A change in the way the school district kept its attendance records last school year kept Oak Harbor Middle School from meeting its yearly testing standards.

Oak Harbor Assistant Superintendent David Peterson said the matter has been cleared up and the school has officially met the standards.

Peggy Ellis, principal at Oak Harbor Middle School, said a change to a new computer system after spring break created a clerical error. The snafu was realized in mid-May and was quickly fixed, she said.

The state uses a measurement tool that the No Child Left Behind Act requires to gauge the progress in Washington Assessment of Student Learning test results. The anticipated end result will be 100 percent of students passing the WASL by 2014.

The tool is a grid of minimum scoring standards to determine adequate progress. For kindergarten through eighth grade, one of the criteria is attendance records.

Changes in the data entry system at the middle school kept it from properly reporting excused and unexcused absences, Peterson said. This resulted in six weeks worth of absences being sent to the Washington Superintendent of Public Instruction as unexcused.

This made the absence rate too high to meet the standards set by the state.

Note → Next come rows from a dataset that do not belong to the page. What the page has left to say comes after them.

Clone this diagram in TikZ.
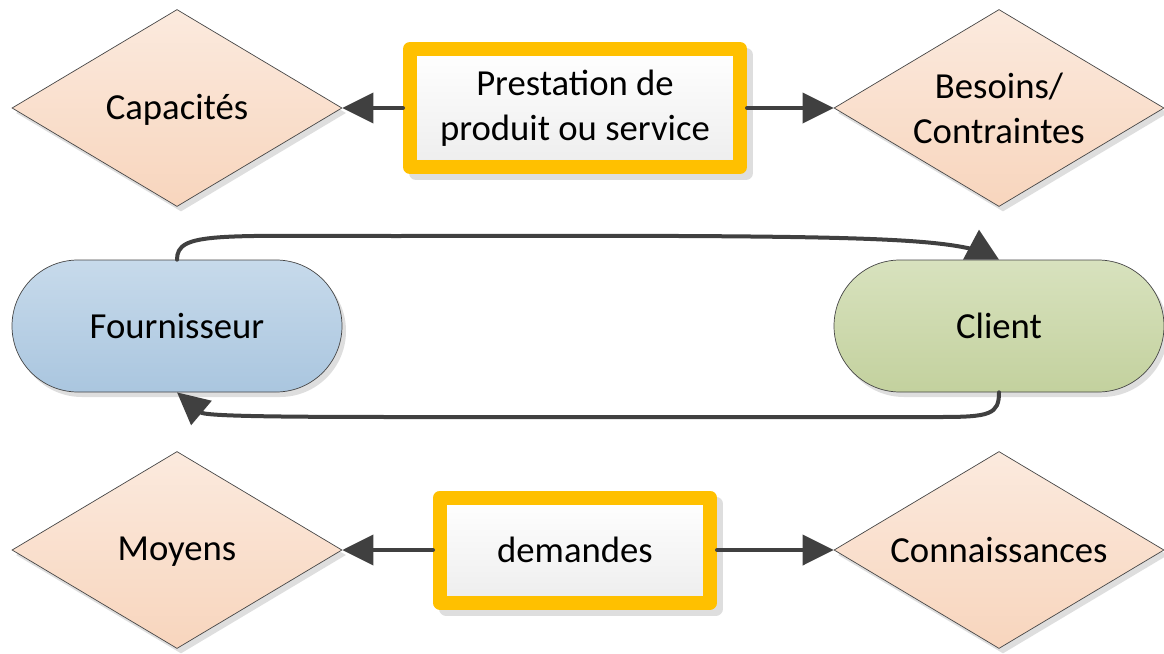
\documentclass[tikz,border=0pt]{standalone}
\usepackage{fontspec}
\setmainfont{Carlito}
\usetikzlibrary{shapes.geometric,shapes.misc,arrows.meta,shadows}
\definecolor{peachT}{RGB}{251,234,222}
\definecolor{peachB}{RGB}{248,213,189}
\definecolor{blueT}{RGB}{199,218,235}
\definecolor{blueB}{RGB}{170,198,223}
\definecolor{greenT}{RGB}{216,226,190}
\definecolor{greenB}{RGB}{195,209,158}
\definecolor{gold}{RGB}{255,192,0}
\definecolor{conncol}{RGB}{64,64,64}
\definecolor{shadowcol}{RGB}{222,222,222}
\definecolor{edgecol}{RGB}{70,70,70}
\begin{document}
\begin{tikzpicture}[x=1pt,y=-1pt,
 every node/.style={font=\fontsize{36.7}{44.8}\selectfont, inner sep=0pt},
 myshadow/.style={general shadow={shadow xshift=4pt, shadow yshift=-5pt, fill=shadowcol}},
 choice/.style={diamond, minimum width=330pt, minimum height=197pt, draw=edgecol, line width=0.7pt, top color=peachT, bottom color=peachB, myshadow},
 actor/.style={rounded rectangle, minimum width=330pt, minimum height=132pt, draw=edgecol, line width=0.7pt, myshadow},
 flowbox/.style={rectangle, draw=gold, line width=14pt, line join=round, top color=white, bottom color=black!7, general shadow={shadow xshift=6pt, shadow yshift=-6pt, fill=shadowcol, draw=shadowcol, line width=14pt, line join=round}, align=center},
 conn/.style={draw=conncol, line width=4pt, line cap=round, -{Triangle[length=31pt,width=30pt]}},
 curveconn/.style={draw=conncol, line width=4pt, line cap=round}
]
\useasboundingbox (0,0) rectangle (1164,653);

\node[choice, label={[yshift=-2pt]center:Capacités}] (cap) at (177,108) {};
\node[choice, label={[align=center]center:Besoins/\\Contraintes}] (bes) at (999,108) {};
\node[choice, label={[yshift=-2pt]center:Moyens}] (moy) at (177,550) {};
\node[choice, label={center:Connaissances}] (con) at (999,550) {};

\node[flowbox, minimum width=330pt, minimum height=118pt] (pre) at (575,108) {Prestation de\\produit ou service};
\node[flowbox, minimum width=270pt, minimum height=105pt] (dem) at (575,550) {demandes};

\node[actor, top color=blueT, bottom color=blueB] (fou) at (177,326) {Fournisseur};
\node[actor, top color=greenT, bottom color=greenB] (cli) at (999,326) {Client};

\draw[conn] (pre.west) -- (cap.east);
\draw[conn] (pre.east) -- (bes.west);
\draw[conn] (dem.west) -- (moy.east);
\draw[conn] (dem.east) -- (con.west);

% top connector Fournisseur -> Client
\draw[curveconn] (fou.north) .. controls +(0,-28) and (215,236) .. (400,236) .. controls (820,235) and (920,237) .. (972,249);
\fill[conncol] ([xshift=-36pt]cli.north) -- ([xshift=-20pt,yshift=30pt]cli.north) -- (cli.north) -- cycle;

% bottom connector Client -> Fournisseur
\draw[curveconn, -{Triangle[length=32pt,width=31pt]}] (cli.south) .. controls +(0,22) and (990,417) .. (940,417) -- (400,417) .. controls (270,417) and (205,416) .. (fou.south);
\end{tikzpicture}
\end{document}
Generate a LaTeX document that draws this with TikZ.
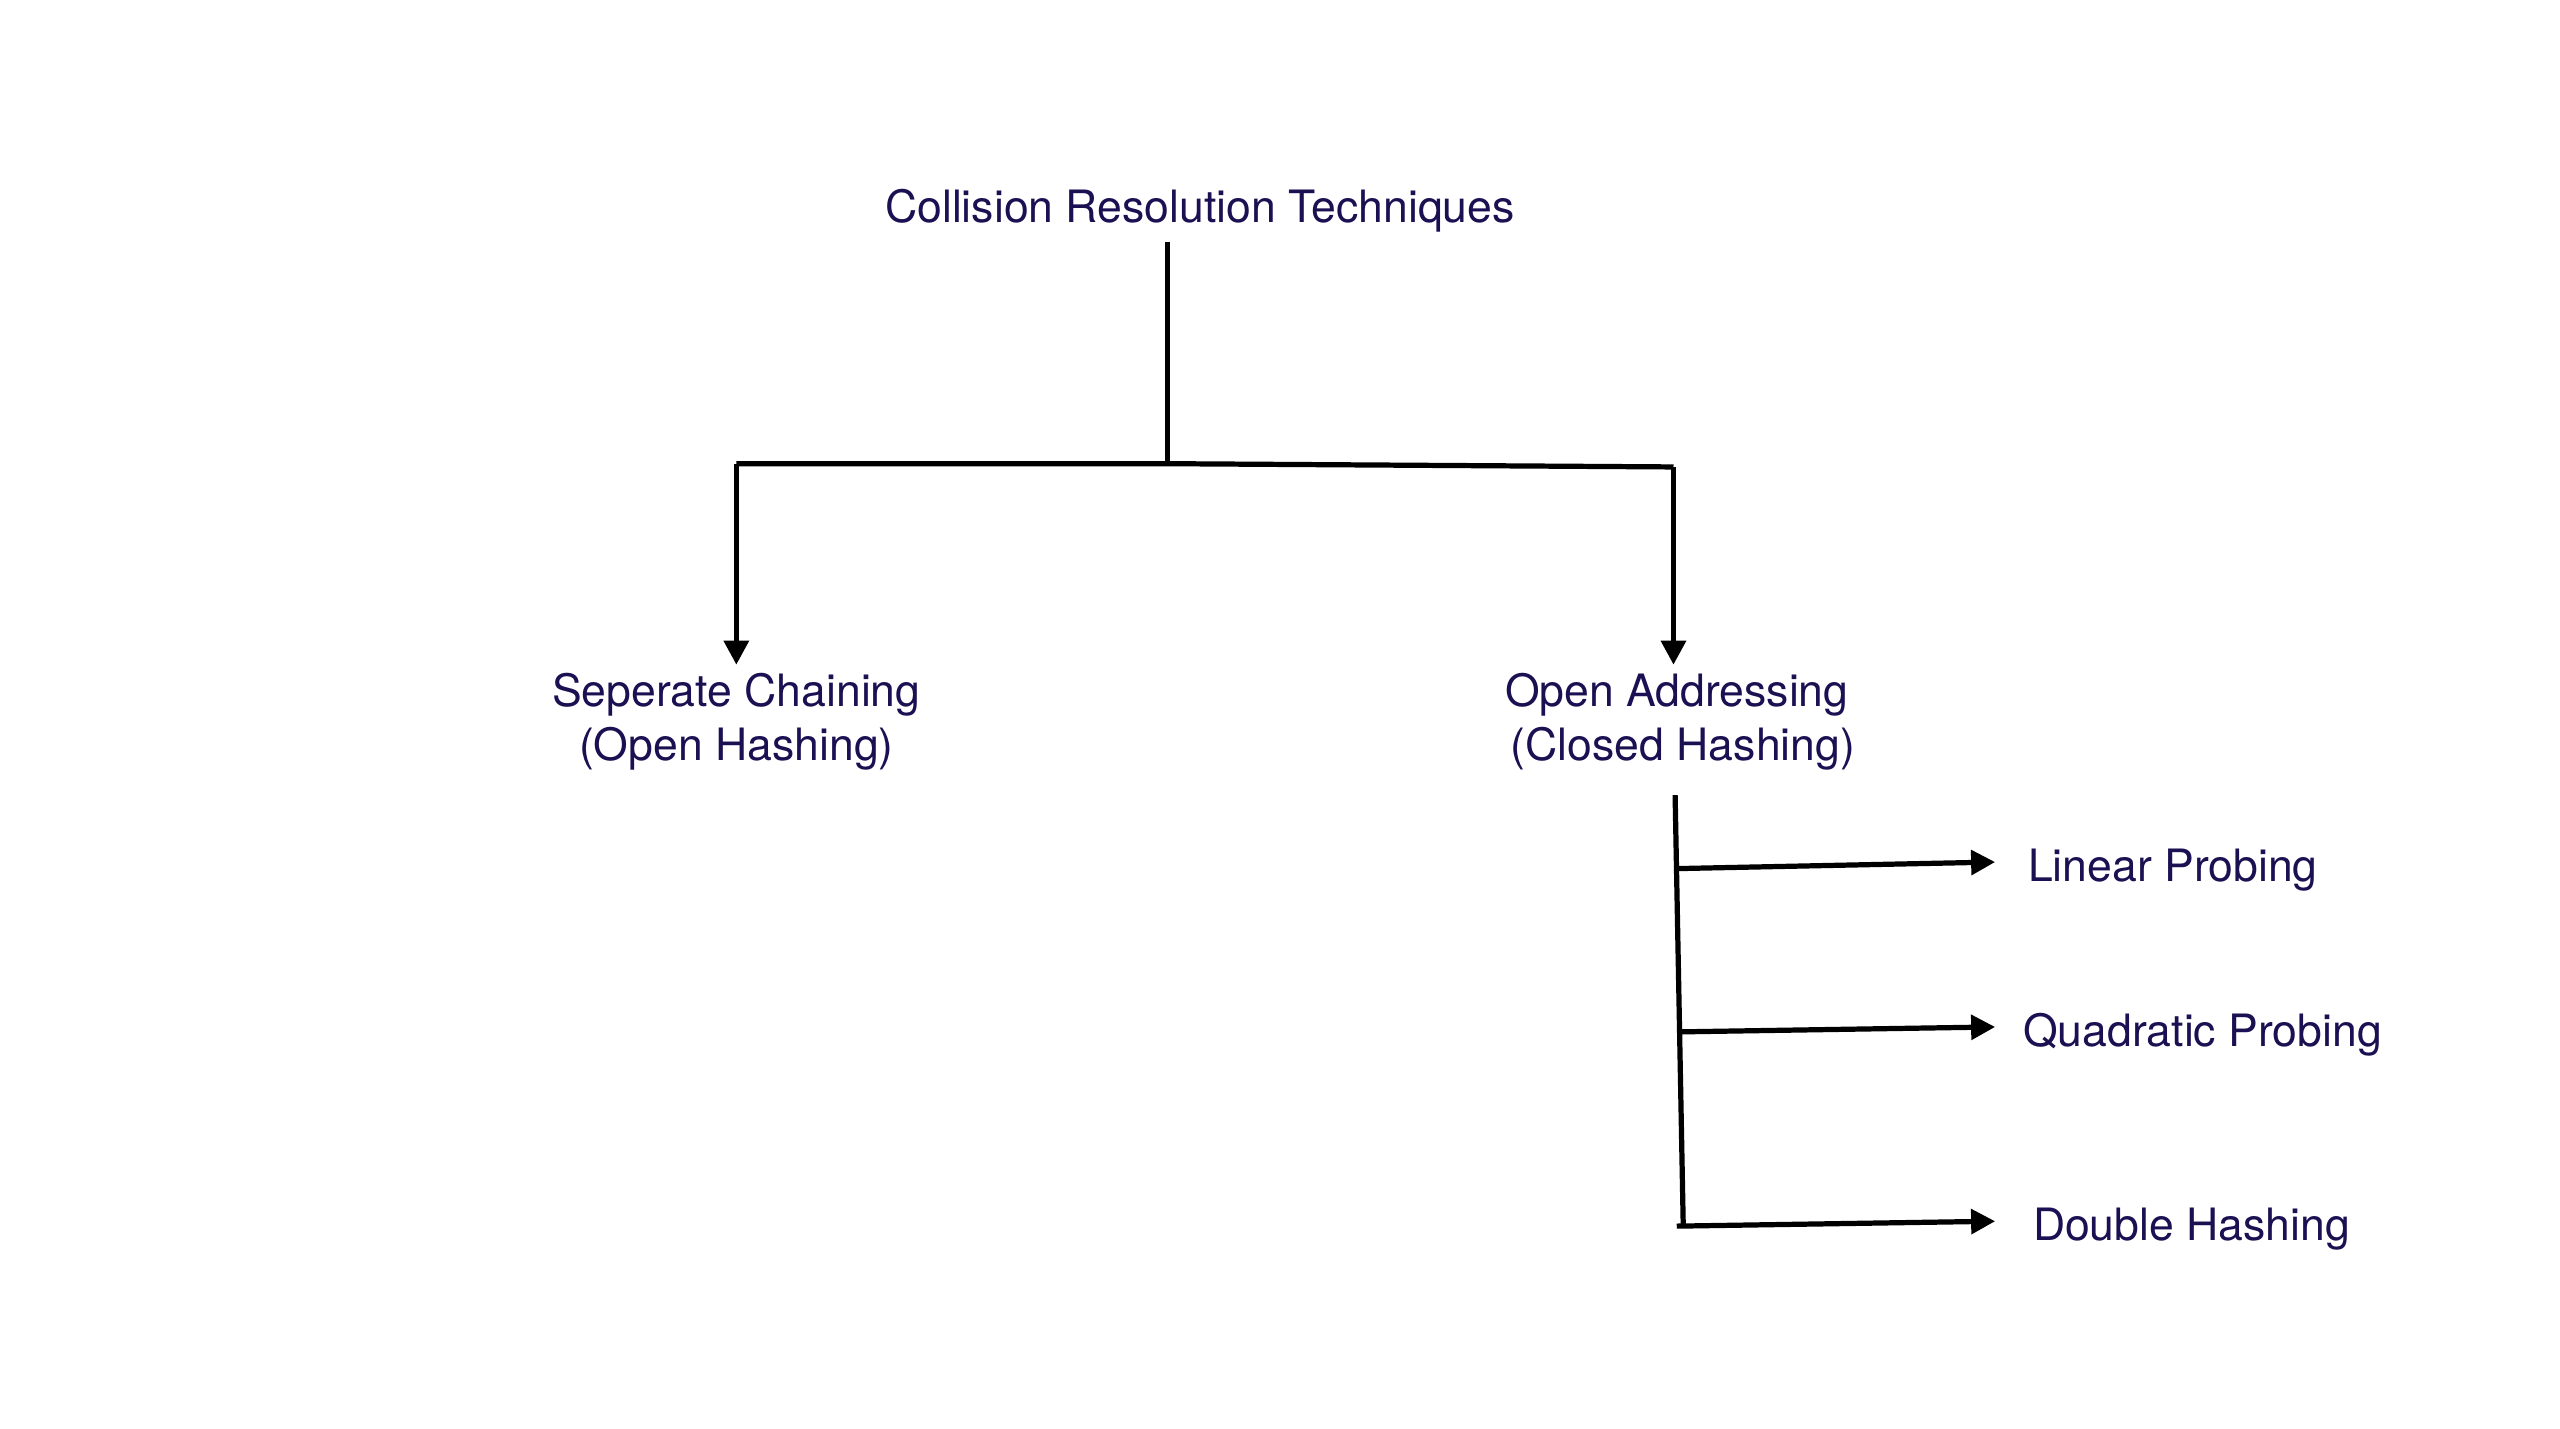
\documentclass[tikz,border=0pt]{standalone}
\usepackage{fontspec}
\setmainfont{TeX Gyre Heros}
\usetikzlibrary{arrows.meta}
\definecolor{txtc}{RGB}{26,16,82}
\begin{document}
\begin{tikzpicture}[x=1pt,y=-1pt,
  lbl/.style={text=txtc,font=\fontsize{27.3}{33}\selectfont,inner sep=0pt},
  lbltwo/.style={lbl,align=center,inner sep=5pt},
  conn/.style={line width=3.2pt,line cap=butt,line join=miter},
  arr/.style={conn,-{Triangle[length=14.7pt,width=14.9pt]}}]
\useasboundingbox (0,0) rectangle (1568,875);
% nodes
\node[lbl,anchor=base] (t) at (735,136) {Collision Resolution Techniques};
\node[lbltwo] (sc) at (451,442) {Seperate Chaining\\(Open Hashing)};
\node[lbltwo] (oa) at (1027,442) {Open Addressing\\\ (Closed Hashing)};
\node[lbl,anchor=base west] (lp) at (1242,540) {Linear Probing};
\node[lbl,anchor=base west] (qp) at (1239,641) {Quadratic Probing};
\node[lbl,anchor=base west] (dh) at (1245,760) {Double Hashing};
% junctions
\coordinate (j0) at (715,284);
\coordinate (jl) at (451,284);
\coordinate (jr) at (1025,286);
\coordinate (v0) at (1026,487);
\coordinate (v1) at (1028,532);
\coordinate (v2) at (1030,632);
\coordinate (v3) at (1031,752);
\coordinate (b3) at (1027,751);
\coordinate (t1) at (1222,528);
\coordinate (t2) at (1222,629);
\coordinate (t3) at (1222,748);
% connectors
\draw[conn] (715,148) -- (j0);
\draw[conn] (jl) -- (j0) -- (jr);
\draw[arr] (jl) -- (jl |- sc.north);
\draw[arr] (jr) -- (jr |- oa.north);
\draw[conn] (v0) -- (v3);
\draw[arr] (v1) -- (t1);
\draw[arr] (v2) -- (t2);
\draw[arr] (b3) -- (t3);
\end{tikzpicture}
\end{document}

OSPI spokeswoman Kim Schmanke said other schools across the state have found themselves in similar situations.

“There’s been no accountability at the state level for attendance,” she said.

The district contacted OSPI with a request to resubmit correct attendance figures, Schmanke said. Ellis resent the attendance report with the corrected data. After reviewing the data, the state determined that the middle school did meet the requirements.

Statewide, 326 schools in 84 districts did not meet the federal requirements, Schmanke said.